Why Traditional Alerting Fails

Traditional monitoring and alerting systems often generate alerts based on hard thresholds. For example, if CPU utilization crosses 85%, an alert is triggered. The issue with this method is twofold:

Contextual Blindness: Traditional metrics don’t always correlate with user experience. High CPU utilization doesn’t necessarily mean the service is failing.
Alert Fatigue: With multiple thresholds across different systems, engineers can be bombarded with alerts that don’t require immediate attention, leading to burnout and slow response times.

These problems highlight the need for alerting mechanisms that are more tied to what the users experience rather than arbitrary system metrics.

Why SLO-Based Alerting Works Better

SLO-based alerting focuses on user-centric metrics that indicate service degradation or failures. By aligning alerts with SLOs, we reduce noise, cut down on false positives and only get alerted when the system’s performance is likely to impact users.

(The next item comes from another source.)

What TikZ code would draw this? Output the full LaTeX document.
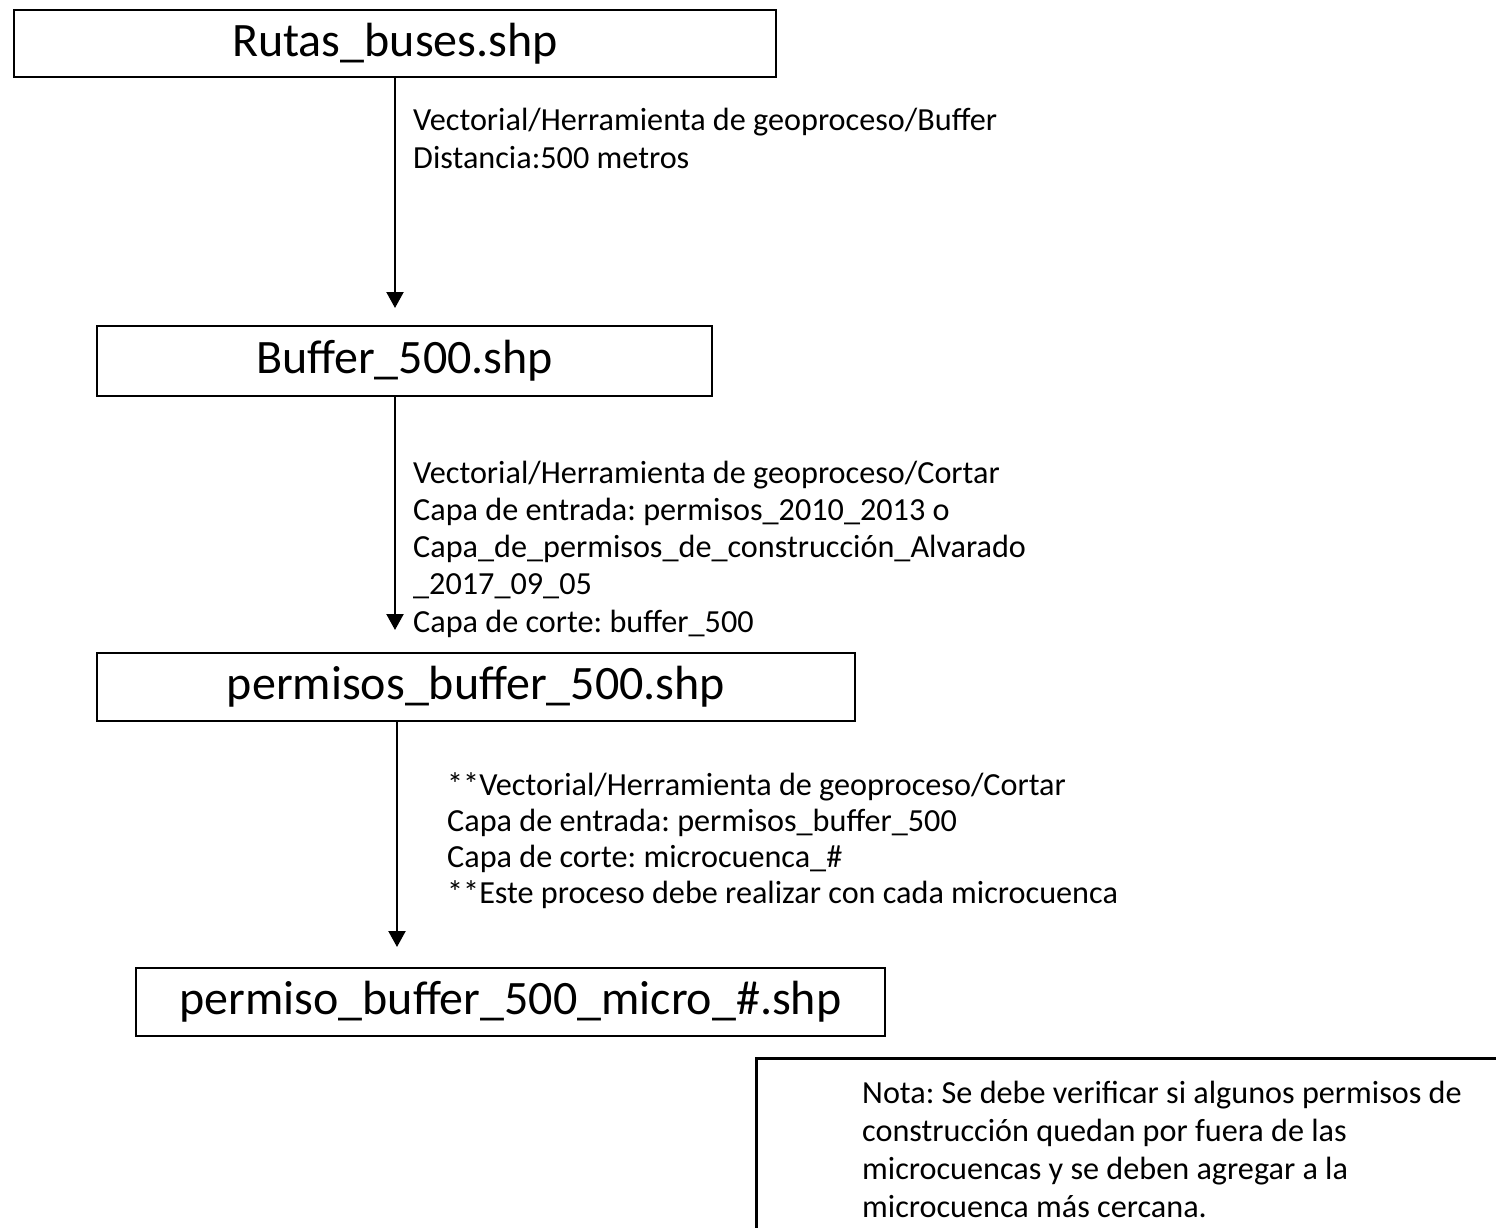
\documentclass[tikz,border=0pt]{standalone}
\usepackage{fontspec}
\setmainfont{Carlito}
\usetikzlibrary{arrows.meta}
\frenchspacing
\begin{document}
\begin{tikzpicture}[x=1pt,y=-1pt,
  box/.style={draw=black,line width=2.5pt,inner sep=0pt,font=\fontsize{48}{58}\selectfont},
  lbl/.style={anchor=base west,align=left,inner sep=0pt,font=\fontsize{32.2}{37.2}\selectfont},
  conn/.style={line width=2.2pt,-{Triangle[width=17pt,length=16pt]}}]
\useasboundingbox (0,0) rectangle (1496,1228);
\clip (0,0) rectangle (1496,1228);
\node[box,minimum width=762pt,minimum height=67pt] (b1) at (395,43.5) {Rutas\_buses.shp};
\node[box,minimum width=615pt,minimum height=70pt] (b2) at (404.5,361) {Buffer\_500.shp};
\node[box,minimum width=758pt,minimum height=68pt] (b3) at (476,687) {permisos\_buffer\_500.shp};
\node[box,minimum width=749pt,minimum height=68pt] (b4) at (510.5,1002) {permiso\_buffer\_500\_micro\_\#.shp};
\coordinate (a1s) at (395,77);
\coordinate (a1e) at (395,308);
\coordinate (a2s) at (395,396);
\coordinate (a2e) at (395,630);
\coordinate (a3s) at (397,721);
\coordinate (a3e) at (397,947);
\draw[conn] (a1s) -- (a1e);
\draw[conn] (a2s) -- (a2e);
\draw[conn] (a3s) -- (a3e);
\node[lbl] (t1) at (413,168) {Vectorial/Herramienta de geoproceso/Buffer\\Distancia:500 metros};
\node[lbl] (t2) at (413,632) {Vectorial/Herramienta de geoproceso/Cortar\\Capa de entrada: permisos\_2010\_2013 o\\Capa\_de\_permisos\_de\_construcción\_Alvarado\\\_2017\_09\_05\\Capa de corte: buffer\_500};
\node[lbl,font=\fontsize{32.2}{36}\selectfont] (t3) at (447,903) {**Vectorial/Herramienta de geoproceso/Cortar\\Capa de entrada: permisos\_buffer\_500\\Capa de corte: microcuenca\_\#\\**Este proceso debe realizar con cada microcuenca};
\node[draw=black,line width=2.5pt,anchor=north west,minimum width=780pt,minimum height=220pt,inner sep=0pt] (nb) at (755,1057) {};
\node[lbl,font=\fontsize{32.2}{37.8}\selectfont] (nt) at (862,1217) {Nota: Se debe verificar si algunos permisos de\\construcción quedan por fuera de las\\microcuencas y se deben agregar a la\\microcuenca más cercana.};
\end{tikzpicture}
\end{document}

The key advantages of alerting based on SLOs are: - User-Centric Focus: You’re alerted when the user experience starts deteriorating, not when some internal metric crosses an arbitrary threshold. - Fewer, More Meaningful Alerts: You’ll only be alerted when the SLO is at risk of being violated. This reduces alert fatigue and helps you focus on meaningful work rather than constantly responding to noisy alerts. - Proactive vs Reactive: SLO-based alerting provides early warning before users experience widespread impact, giving teams time to react before issues escalate.

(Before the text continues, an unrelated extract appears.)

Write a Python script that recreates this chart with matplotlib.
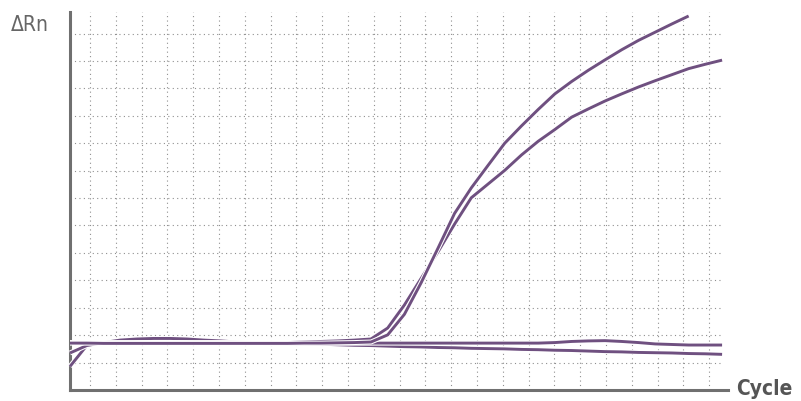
import numpy as np
import matplotlib
matplotlib.use("Agg")
import matplotlib.pyplot as plt
import matplotlib.patheffects as pe
from matplotlib import font_manager
from matplotlib.font_manager import FontProperties

# ---- data (ΔRn in grid units, per cycle) ----
cycles = np.arange(1, 41)

curve_a = [1.71, 1.71, 1.70, 1.70, 1.70, 1.70, 1.70, 1.70, 1.70, 1.70,
           1.70, 1.70, 1.70, 1.70, 1.71, 1.71, 1.72, 1.73, 1.75, 2.01,
           2.76, 3.91, 5.16, 6.44, 7.37, 8.19, 9.00, 9.63, 10.23, 10.80,
           11.25, 11.66, 12.04, 12.41, 12.75, 13.05, 13.35, 13.64]

curve_b = [1.73, 1.73, 1.73, 1.73, 1.73, 1.73, 1.73, 1.73, 1.73, 1.73,
           1.73, 1.73, 1.73, 1.73, 1.75, 1.77, 1.79, 1.82, 1.86, 2.26,
           3.10, 4.07, 5.03, 6.05, 7.01, 7.51, 8.01, 8.57, 9.07, 9.50,
           9.95, 10.25, 10.54, 10.80, 11.05, 11.28, 11.50, 11.72, 11.88, 12.03]

curve_c = [1.35, 1.62, 1.73, 1.82, 1.86, 1.88, 1.88, 1.86, 1.82, 1.79,
           1.75, 1.73, 1.71, 1.71, 1.71, 1.71, 1.71, 1.71, 1.71, 1.71,
           1.71, 1.71, 1.71, 1.71, 1.71, 1.71, 1.71, 1.71, 1.71, 1.73,
           1.77, 1.79, 1.80, 1.77, 1.73, 1.68, 1.66, 1.64, 1.64, 1.64]

curve_d = [0.86, 1.62, 1.71, 1.73, 1.73, 1.73, 1.73, 1.72, 1.71, 1.71,
           1.71, 1.70, 1.69, 1.68, 1.68, 1.67, 1.65, 1.63, 1.62, 1.60,
           1.58, 1.57, 1.55, 1.54, 1.52, 1.51, 1.50, 1.48, 1.47, 1.45,
           1.44, 1.42, 1.40, 1.39, 1.37, 1.36, 1.35, 1.33, 1.32, 1.30]

y_label = "ΔRn"
x_label = "Cycle"

# ---- style ----
W, H = 801, 401
line_color = "#6f5080"
grid_color = "#8f8f8f"
spine_color = "#707070"


def pick_font(bold):
    """Find an installed condensed / narrow face, else fall back."""
    best = None
    for f in font_manager.fontManager.ttflist:
        name = f.name.lower()
        narrowish = ("condensed" in name or "narrow" in name
                     or str(f.stretch).lower() in ("condensed", "semi-condensed",
                                                   "extra-condensed"))
        if not narrowish:
            continue
        w = f.weight if isinstance(f.weight, int) else (700 if "bold" in str(f.weight) else 400)
        if f.style != "normal":
            continue
        score = abs(w - (700 if bold else 400))
        if best is None or score < best[0]:
            best = (score, f.fname)
    if best is not None:
        return FontProperties(fname=best[1])
    return FontProperties(family="DejaVu Sans",
                          weight="bold" if bold else "normal")


fp_regular = pick_font(False)
fp_bold = pick_font(True)

fig = plt.figure(figsize=(W / 100, H / 100), dpi=100)
ax_left, ax_right, ax_top, ax_bottom = 70, 728, 12, 390
ax = fig.add_axes([ax_left / W, 1 - ax_bottom / H,
                   (ax_right - ax_left) / W, (ax_bottom - ax_top) / H])

px_per_cycle = 16.72
x0 = 1.0
x1 = x0 + (ax_right - ax_left) / px_per_cycle
ax.set_xlim(x0, x1)
ax.set_ylim(0, (ax_bottom - ax_top) / 27.42)

# grid
vgrid = x0 + (20 + 25.8 * np.arange(25)) / px_per_cycle
hgrid = np.arange(1, 14)
ax.vlines(vgrid, 0, ax.get_ylim()[1], colors=grid_color, linewidth=0.8,
          linestyles=(0, (1, 3)), zorder=1)
ax.hlines(hgrid, x0, x0 + 650 / px_per_cycle, colors=grid_color, linewidth=0.8,
          linestyles=(0, (1, 3)), zorder=1)

effects = [pe.Stroke(linewidth=3.6, foreground="white"), pe.Normal()]
for ys in (curve_d, curve_c, curve_b, curve_a):
    ax.plot(cycles[:len(ys)], ys, color=line_color, linewidth=2.1,
            solid_capstyle="butt", solid_joinstyle="round",
            path_effects=effects, zorder=3, clip_on=False)

for s in ("top", "right"):
    ax.spines[s].set_visible(False)
for s in ("left", "bottom"):
    ax.spines[s].set_color(spine_color)
    ax.spines[s].set_linewidth(2.2)
ax.set_xticks([])
ax.set_yticks([])
ax.patch.set_alpha(0)

fp_r = fp_regular.copy()
fp_r.set_size(15)
fp_b = fp_bold.copy()
fp_b.set_size(15)
fig.text(30 / W, 1 - 25 / H, y_label, ha="center", va="center",
         fontproperties=fp_r, color="#666666")
fig.text(764 / W, 1 - 389 / H, x_label, ha="center", va="center",
         fontproperties=fp_b, color="#555555")

fig.savefig("out.png", dpi=100)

Building an Effective SLO-Based Alerting Strategy

When setting up alerting based on SLOs, there are a few key steps to keep in mind:

Define meaningful SLOs The first step is to establish clear and meaningful SLOs based on user experience. These should be driven by business requirements and user expectations. Choose metrics that accurately reflect how users interact with the system, such as latency, availability, or error rates.
Set Error Budgets An error budget defines the allowable amount of downtime or failure for a given service. For example, if your SLO is 99.9% availability, the error budget is the remaining 0.1% of failures your system can absorb without violating the SLO.
Alert on Error Budget Burn Rate A critical component of SLO-based alerting is monitoring the rate at which your error budget is being consumed. If the error budget is being depleted too quickly, an alert is triggered. For example, if you expect your system to lose 0.1% of availability over 30 days, but you’ve burned through 50% of that budget in the first week, it’s a sign of a potentially serious issue.
Set Multi-Level Alerts It’s useful to create multiple levels of alerting based on how quickly the error budget is being consumed. For instance: - Warning Alerts: Trigger when the error budget burn rate is concerning but not critical. This gives teams time to investigate without immediately escalating. - Critical Alerts: Trigger when the error budget is being consumed so quickly that a violation is imminent. Immediate action is required to prevent an SLO breach.
Use Historical Data to Inform SLOs Use historical performance data to determine realistic SLOs and thresholds for alerting. This ensures you don’t set unattainable goals or miss critical issues by setting thresholds too high.

Challenges of Implementing SLO-Based Alerting

While the benefits are clear, implementing SLO-based alerting comes with its own set of challenges:

Choosing the Right Metrics: Selecting meaningful SLOs that truly represent the user experience can be tricky.
Data Availability: You need accurate and reliable data to build effective SLOs and monitor error budgets.
Cultural Shift: Moving from traditional alerting systems to SLO-based alerting requires a cultural change within teams, particularly around prioritizing user experience over internal system metrics.

Alerting based on SLOs shifts the focus from arbitrary system metrics to user-centric goals, enabling more meaningful, timely alerts. This approach not only reduces alert fatigue but also ensures that teams are working on the right problems—those that impact user experience. By aligning your alerting strategy with your SLOs, you ensure a balance between innovation and reliability, ultimately delivering a better experience for your users.